Repeat every line of the listing below exactly, minus the pictures.
---*---
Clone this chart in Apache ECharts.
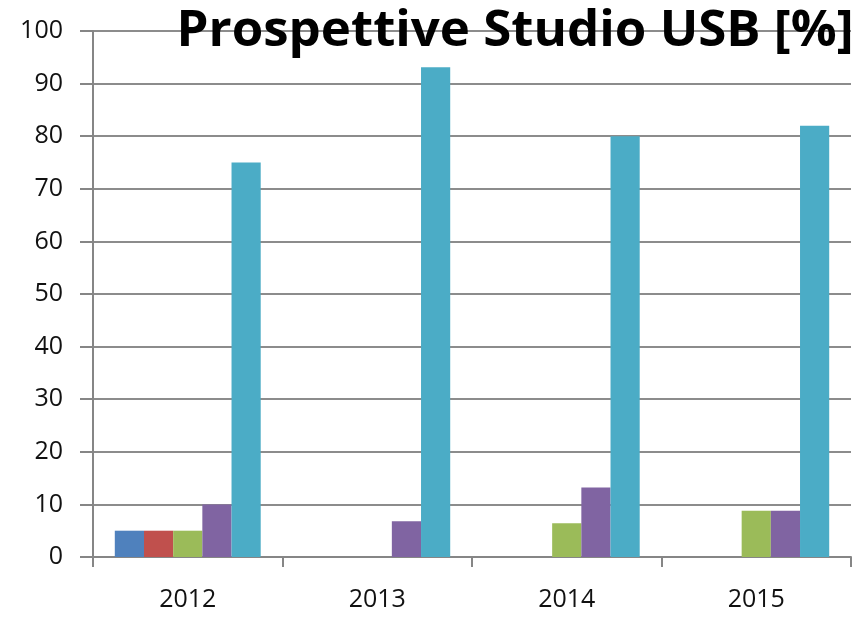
<!DOCTYPE html>
<html>
<head>
<meta charset="utf-8">
<script src="https://cdn.jsdelivr.net/npm/echarts@6/dist/echarts.min.js"></script>
<style>
html,body{margin:0;padding:0;background:#fff;}
#c{width:853px;height:618px;}
</style>
</head>
<body>
<div id="c"></div>
<script>
const titleText = "Prospettive Studio USB [%]";
const categories = ["2012", "2013", "2014", "2015"];
const yTicks = [0, 10, 20, 30, 40, 50, 60, 70, 80, 90, 100];
const seriesA = [5, 0, 0, 0];
const seriesB = [5, 0, 0, 0];
const seriesC = [5, 0, 6.4, 8.8];
const seriesD = [10, 6.8, 13.2, 8.8];
const seriesE = [75, 93.1, 80, 82];
const colors = ["#4F81BD", "#C0504D", "#9BBB59", "#8064A2", "#4BACC6"];

const allSeries = [seriesA, seriesB, seriesC, seriesD, seriesE];
const chart = echarts.init(document.getElementById('c'), null, {renderer: 'canvas'});
const font = "'Open Sans', 'Liberation Sans', sans-serif";
chart.setOption({
  animation: false,
  backgroundColor: '#fff',
  title: {
    text: titleText,
    left: 510,
    textAlign: 'center',
    top: 1,
    textStyle: {fontFamily: font, fontWeight: 'bold', fontSize: 51, color: '#000'}
  },
  grid: {left: 93, right: 2, top: 31, bottom: 61, containLabel: false},
  xAxis: {
    type: 'category',
    data: categories,
    axisLine: {lineStyle: {color: '#868686', width: 2}},
    axisTick: {show: true, length: 10, lineStyle: {color: '#868686', width: 2}},
    axisLabel: {fontFamily: font, fontSize: 25, color: '#111', margin: 30}
  },
  yAxis: {
    type: 'value',
    min: yTicks[0],
    max: yTicks[yTicks.length - 1],
    interval: yTicks[1] - yTicks[0],
    axisLine: {show: true, lineStyle: {color: '#868686', width: 2}},
    axisTick: {show: true, length: 13, lineStyle: {color: '#868686', width: 2}},
    splitLine: {lineStyle: {color: '#8c8c8c', width: 2}},
    axisLabel: {fontFamily: font, fontSize: 25, color: '#111', margin: 30}
  },
  series: allSeries.map((d, i) => ({
    type: 'bar',
    data: d,
    barGap: '0%',
    barCategoryGap: '23%',
    itemStyle: {color: colors[i]}
  }))
});
</script>
</body>
</html>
---*---
▶ Answer for this exercise
Clone this chart in Apache ECharts.
<!DOCTYPE html>
<html>
<head>
<meta charset="utf-8">
<script src="https://cdn.jsdelivr.net/npm/echarts@6/dist/echarts.min.js"></script>
<style>
html,body{margin:0;padding:0;background:#fff;}
#c{width:853px;height:618px;}
</style>
</head>
<body>
<div id="c"></div>
<script>
const titleText = "Prospettive Studio USB [%]";
const categories = ["2012", "2013", "2014", "2015"];
const yTicks = [0, 10, 20, 30, 40, 50, 60, 70, 80, 90, 100];
const seriesA = [5, 0, 0, 0];
const seriesB = [5, 0, 0, 0];
const seriesC = [5, 0, 6.4, 8.8];
const seriesD = [10, 6.8, 13.2, 8.8];
const seriesE = [75, 93.1, 80, 82];
const colors = ["#4F81BD", "#C0504D", "#9BBB59", "#8064A2", "#4BACC6"];

const allSeries = [seriesA, seriesB, seriesC, seriesD, seriesE];
const chart = echarts.init(document.getElementById('c'), null, {renderer: 'canvas'});
const font = "'Open Sans', 'Liberation Sans', sans-serif";
chart.setOption({
  animation: false,
  backgroundColor: '#fff',
  title: {
    text: titleText,
    left: 510,
    textAlign: 'center',
    top: 1,
    textStyle: {fontFamily: font, fontWeight: 'bold', fontSize: 51, color: '#000'}
  },
  grid: {left: 93, right: 2, top: 31, bottom: 61, containLabel: false},
  xAxis: {
    type: 'category',
    data: categories,
    axisLine: {lineStyle: {color: '#868686', width: 2}},
    axisTick: {show: true, length: 10, lineStyle: {color: '#868686', width: 2}},
    axisLabel: {fontFamily: font, fontSize: 25, color: '#111', margin: 30}
  },
  yAxis: {
    type: 'value',
    min: yTicks[0],
    max: yTicks[yTicks.length - 1],
    interval: yTicks[1] - yTicks[0],
    axisLine: {show: true, lineStyle: {color: '#868686', width: 2}},
    axisTick: {show: true, length: 13, lineStyle: {color: '#868686', width: 2}},
    splitLine: {lineStyle: {color: '#8c8c8c', width: 2}},
    axisLabel: {fontFamily: font, fontSize: 25, color: '#111', margin: 30}
  },
  series: allSeries.map((d, i) => ({
    type: 'bar',
    data: d,
    barGap: '0%',
    barCategoryGap: '23%',
    itemStyle: {color: colors[i]}
  }))
});
</script>
</body>
</html>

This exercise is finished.